- [INSTRUCTIONS TO FOLLOW] Reproduce the records that follow in full, excluding any picture they contain.

- [EXTRACTED ENTRIES]

— start —

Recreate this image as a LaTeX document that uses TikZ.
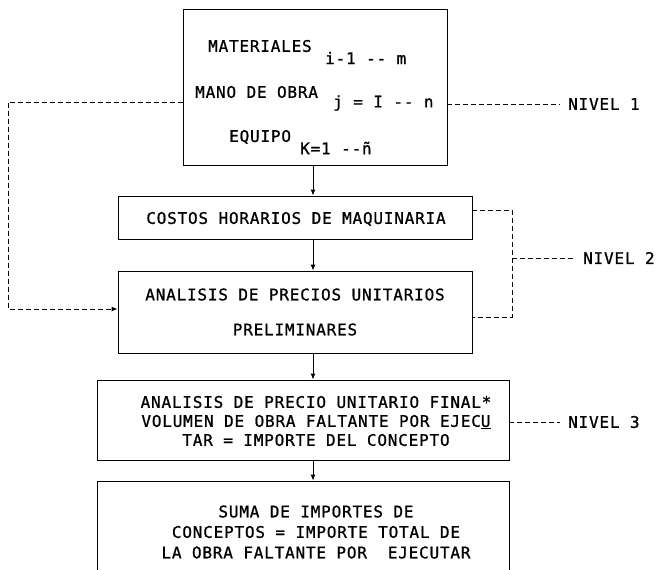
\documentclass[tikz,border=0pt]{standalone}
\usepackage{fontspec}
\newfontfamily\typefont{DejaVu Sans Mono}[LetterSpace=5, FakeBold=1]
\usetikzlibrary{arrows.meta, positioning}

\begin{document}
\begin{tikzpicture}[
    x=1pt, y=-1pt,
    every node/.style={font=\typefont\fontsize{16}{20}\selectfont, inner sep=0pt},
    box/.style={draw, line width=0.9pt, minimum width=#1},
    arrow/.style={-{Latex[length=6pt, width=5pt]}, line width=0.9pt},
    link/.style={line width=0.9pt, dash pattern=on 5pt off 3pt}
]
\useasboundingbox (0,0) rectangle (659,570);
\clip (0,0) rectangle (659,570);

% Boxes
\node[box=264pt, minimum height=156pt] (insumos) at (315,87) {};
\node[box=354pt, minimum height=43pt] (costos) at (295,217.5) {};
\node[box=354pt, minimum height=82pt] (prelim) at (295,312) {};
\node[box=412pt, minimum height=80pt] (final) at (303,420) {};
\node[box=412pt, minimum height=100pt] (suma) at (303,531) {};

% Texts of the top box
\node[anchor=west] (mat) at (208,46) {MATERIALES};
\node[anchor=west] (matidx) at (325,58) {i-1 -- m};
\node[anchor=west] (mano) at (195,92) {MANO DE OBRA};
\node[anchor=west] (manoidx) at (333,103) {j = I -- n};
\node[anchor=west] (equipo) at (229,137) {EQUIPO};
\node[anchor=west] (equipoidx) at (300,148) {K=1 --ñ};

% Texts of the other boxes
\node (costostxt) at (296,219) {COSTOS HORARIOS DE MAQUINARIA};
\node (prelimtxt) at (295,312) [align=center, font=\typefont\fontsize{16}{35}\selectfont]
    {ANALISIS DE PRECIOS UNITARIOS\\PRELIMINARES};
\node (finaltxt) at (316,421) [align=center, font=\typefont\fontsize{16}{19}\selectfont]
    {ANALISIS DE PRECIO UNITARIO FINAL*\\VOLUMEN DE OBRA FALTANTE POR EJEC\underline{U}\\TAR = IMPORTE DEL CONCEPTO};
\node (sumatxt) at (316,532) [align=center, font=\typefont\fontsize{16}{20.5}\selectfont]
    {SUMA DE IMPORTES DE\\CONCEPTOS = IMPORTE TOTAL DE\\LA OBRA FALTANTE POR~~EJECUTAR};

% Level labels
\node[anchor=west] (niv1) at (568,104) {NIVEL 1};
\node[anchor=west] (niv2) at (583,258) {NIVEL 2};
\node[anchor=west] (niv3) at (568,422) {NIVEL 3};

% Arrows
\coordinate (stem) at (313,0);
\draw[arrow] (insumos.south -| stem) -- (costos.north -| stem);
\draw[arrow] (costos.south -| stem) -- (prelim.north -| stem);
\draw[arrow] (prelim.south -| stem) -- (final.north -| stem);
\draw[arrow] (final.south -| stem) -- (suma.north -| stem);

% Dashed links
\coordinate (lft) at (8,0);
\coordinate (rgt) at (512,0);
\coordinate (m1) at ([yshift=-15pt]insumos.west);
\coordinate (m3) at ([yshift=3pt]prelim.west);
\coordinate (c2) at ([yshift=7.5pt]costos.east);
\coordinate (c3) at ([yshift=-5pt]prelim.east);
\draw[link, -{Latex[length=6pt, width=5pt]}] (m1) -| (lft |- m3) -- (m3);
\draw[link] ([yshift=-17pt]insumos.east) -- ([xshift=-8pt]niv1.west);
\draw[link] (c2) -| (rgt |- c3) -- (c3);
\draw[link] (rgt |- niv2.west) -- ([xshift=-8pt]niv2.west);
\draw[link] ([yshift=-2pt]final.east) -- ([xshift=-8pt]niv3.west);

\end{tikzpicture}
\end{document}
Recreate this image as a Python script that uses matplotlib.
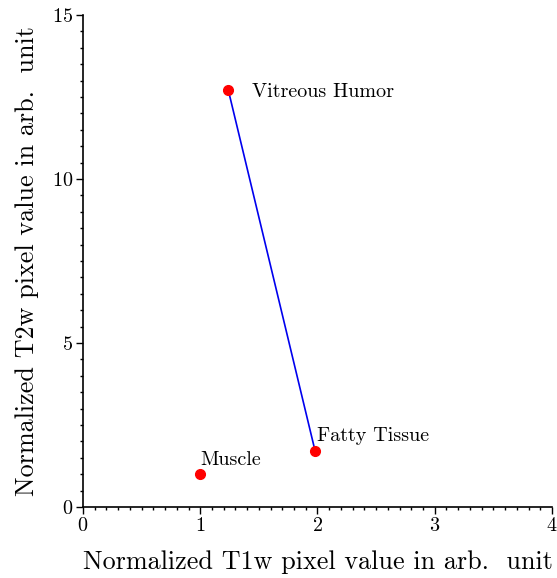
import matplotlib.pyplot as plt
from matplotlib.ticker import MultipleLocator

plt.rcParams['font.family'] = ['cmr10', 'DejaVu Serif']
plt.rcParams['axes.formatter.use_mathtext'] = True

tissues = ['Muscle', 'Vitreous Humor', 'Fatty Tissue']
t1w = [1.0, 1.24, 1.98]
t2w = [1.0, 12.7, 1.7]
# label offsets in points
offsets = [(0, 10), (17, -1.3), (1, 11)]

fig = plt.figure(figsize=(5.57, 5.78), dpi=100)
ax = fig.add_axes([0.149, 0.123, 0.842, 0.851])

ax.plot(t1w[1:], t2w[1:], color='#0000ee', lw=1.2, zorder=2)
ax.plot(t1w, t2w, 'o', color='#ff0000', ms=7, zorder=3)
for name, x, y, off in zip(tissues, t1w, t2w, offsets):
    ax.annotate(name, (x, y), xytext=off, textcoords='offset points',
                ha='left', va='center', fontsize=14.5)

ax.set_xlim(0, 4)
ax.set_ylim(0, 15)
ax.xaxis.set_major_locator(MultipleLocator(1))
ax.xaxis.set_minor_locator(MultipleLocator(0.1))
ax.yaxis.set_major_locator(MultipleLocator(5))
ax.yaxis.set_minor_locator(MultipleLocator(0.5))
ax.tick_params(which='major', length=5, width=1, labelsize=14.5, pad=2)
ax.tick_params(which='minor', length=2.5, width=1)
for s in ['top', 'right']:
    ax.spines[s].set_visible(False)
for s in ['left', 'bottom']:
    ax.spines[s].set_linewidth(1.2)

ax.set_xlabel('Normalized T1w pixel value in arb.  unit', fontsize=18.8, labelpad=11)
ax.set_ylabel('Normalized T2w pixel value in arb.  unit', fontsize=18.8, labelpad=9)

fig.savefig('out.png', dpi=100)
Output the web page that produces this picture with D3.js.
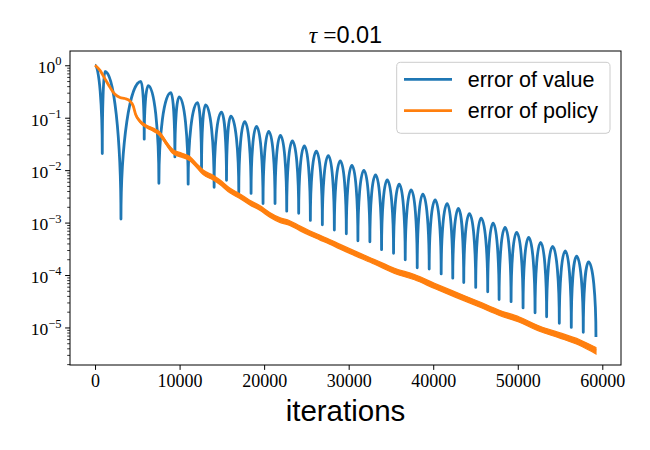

— end —

- [WORKED ANSWER]
Recreate this image as a LaTeX document that uses TikZ.
\documentclass[tikz,border=0pt]{standalone}
\usepackage{fontspec}
\newfontfamily\typefont{DejaVu Sans Mono}[LetterSpace=5, FakeBold=1]
\usetikzlibrary{arrows.meta, positioning}

\begin{document}
\begin{tikzpicture}[
    x=1pt, y=-1pt,
    every node/.style={font=\typefont\fontsize{16}{20}\selectfont, inner sep=0pt},
    box/.style={draw, line width=0.9pt, minimum width=#1},
    arrow/.style={-{Latex[length=6pt, width=5pt]}, line width=0.9pt},
    link/.style={line width=0.9pt, dash pattern=on 5pt off 3pt}
]
\useasboundingbox (0,0) rectangle (659,570);
\clip (0,0) rectangle (659,570);

% Boxes
\node[box=264pt, minimum height=156pt] (insumos) at (315,87) {};
\node[box=354pt, minimum height=43pt] (costos) at (295,217.5) {};
\node[box=354pt, minimum height=82pt] (prelim) at (295,312) {};
\node[box=412pt, minimum height=80pt] (final) at (303,420) {};
\node[box=412pt, minimum height=100pt] (suma) at (303,531) {};

% Texts of the top box
\node[anchor=west] (mat) at (208,46) {MATERIALES};
\node[anchor=west] (matidx) at (325,58) {i-1 -- m};
\node[anchor=west] (mano) at (195,92) {MANO DE OBRA};
\node[anchor=west] (manoidx) at (333,103) {j = I -- n};
\node[anchor=west] (equipo) at (229,137) {EQUIPO};
\node[anchor=west] (equipoidx) at (300,148) {K=1 --ñ};

% Texts of the other boxes
\node (costostxt) at (296,219) {COSTOS HORARIOS DE MAQUINARIA};
\node (prelimtxt) at (295,312) [align=center, font=\typefont\fontsize{16}{35}\selectfont]
    {ANALISIS DE PRECIOS UNITARIOS\\PRELIMINARES};
\node (finaltxt) at (316,421) [align=center, font=\typefont\fontsize{16}{19}\selectfont]
    {ANALISIS DE PRECIO UNITARIO FINAL*\\VOLUMEN DE OBRA FALTANTE POR EJEC\underline{U}\\TAR = IMPORTE DEL CONCEPTO};
\node (sumatxt) at (316,532) [align=center, font=\typefont\fontsize{16}{20.5}\selectfont]
    {SUMA DE IMPORTES DE\\CONCEPTOS = IMPORTE TOTAL DE\\LA OBRA FALTANTE POR~~EJECUTAR};

% Level labels
\node[anchor=west] (niv1) at (568,104) {NIVEL 1};
\node[anchor=west] (niv2) at (583,258) {NIVEL 2};
\node[anchor=west] (niv3) at (568,422) {NIVEL 3};

% Arrows
\coordinate (stem) at (313,0);
\draw[arrow] (insumos.south -| stem) -- (costos.north -| stem);
\draw[arrow] (costos.south -| stem) -- (prelim.north -| stem);
\draw[arrow] (prelim.south -| stem) -- (final.north -| stem);
\draw[arrow] (final.south -| stem) -- (suma.north -| stem);

% Dashed links
\coordinate (lft) at (8,0);
\coordinate (rgt) at (512,0);
\coordinate (m1) at ([yshift=-15pt]insumos.west);
\coordinate (m3) at ([yshift=3pt]prelim.west);
\coordinate (c2) at ([yshift=7.5pt]costos.east);
\coordinate (c3) at ([yshift=-5pt]prelim.east);
\draw[link, -{Latex[length=6pt, width=5pt]}] (m1) -| (lft |- m3) -- (m3);
\draw[link] ([yshift=-17pt]insumos.east) -- ([xshift=-8pt]niv1.west);
\draw[link] (c2) -| (rgt |- c3) -- (c3);
\draw[link] (rgt |- niv2.west) -- ([xshift=-8pt]niv2.west);
\draw[link] ([yshift=-2pt]final.east) -- ([xshift=-8pt]niv3.west);

\end{tikzpicture}
\end{document}
Recreate this image as a Python script that uses matplotlib.
import matplotlib.pyplot as plt
from matplotlib.ticker import MultipleLocator

plt.rcParams['font.family'] = ['cmr10', 'DejaVu Serif']
plt.rcParams['axes.formatter.use_mathtext'] = True

tissues = ['Muscle', 'Vitreous Humor', 'Fatty Tissue']
t1w = [1.0, 1.24, 1.98]
t2w = [1.0, 12.7, 1.7]
# label offsets in points
offsets = [(0, 10), (17, -1.3), (1, 11)]

fig = plt.figure(figsize=(5.57, 5.78), dpi=100)
ax = fig.add_axes([0.149, 0.123, 0.842, 0.851])

ax.plot(t1w[1:], t2w[1:], color='#0000ee', lw=1.2, zorder=2)
ax.plot(t1w, t2w, 'o', color='#ff0000', ms=7, zorder=3)
for name, x, y, off in zip(tissues, t1w, t2w, offsets):
    ax.annotate(name, (x, y), xytext=off, textcoords='offset points',
                ha='left', va='center', fontsize=14.5)

ax.set_xlim(0, 4)
ax.set_ylim(0, 15)
ax.xaxis.set_major_locator(MultipleLocator(1))
ax.xaxis.set_minor_locator(MultipleLocator(0.1))
ax.yaxis.set_major_locator(MultipleLocator(5))
ax.yaxis.set_minor_locator(MultipleLocator(0.5))
ax.tick_params(which='major', length=5, width=1, labelsize=14.5, pad=2)
ax.tick_params(which='minor', length=2.5, width=1)
for s in ['top', 'right']:
    ax.spines[s].set_visible(False)
for s in ['left', 'bottom']:
    ax.spines[s].set_linewidth(1.2)

ax.set_xlabel('Normalized T1w pixel value in arb.  unit', fontsize=18.8, labelpad=11)
ax.set_ylabel('Normalized T2w pixel value in arb.  unit', fontsize=18.8, labelpad=9)

fig.savefig('out.png', dpi=100)
Output the web page that produces this picture with D3.js.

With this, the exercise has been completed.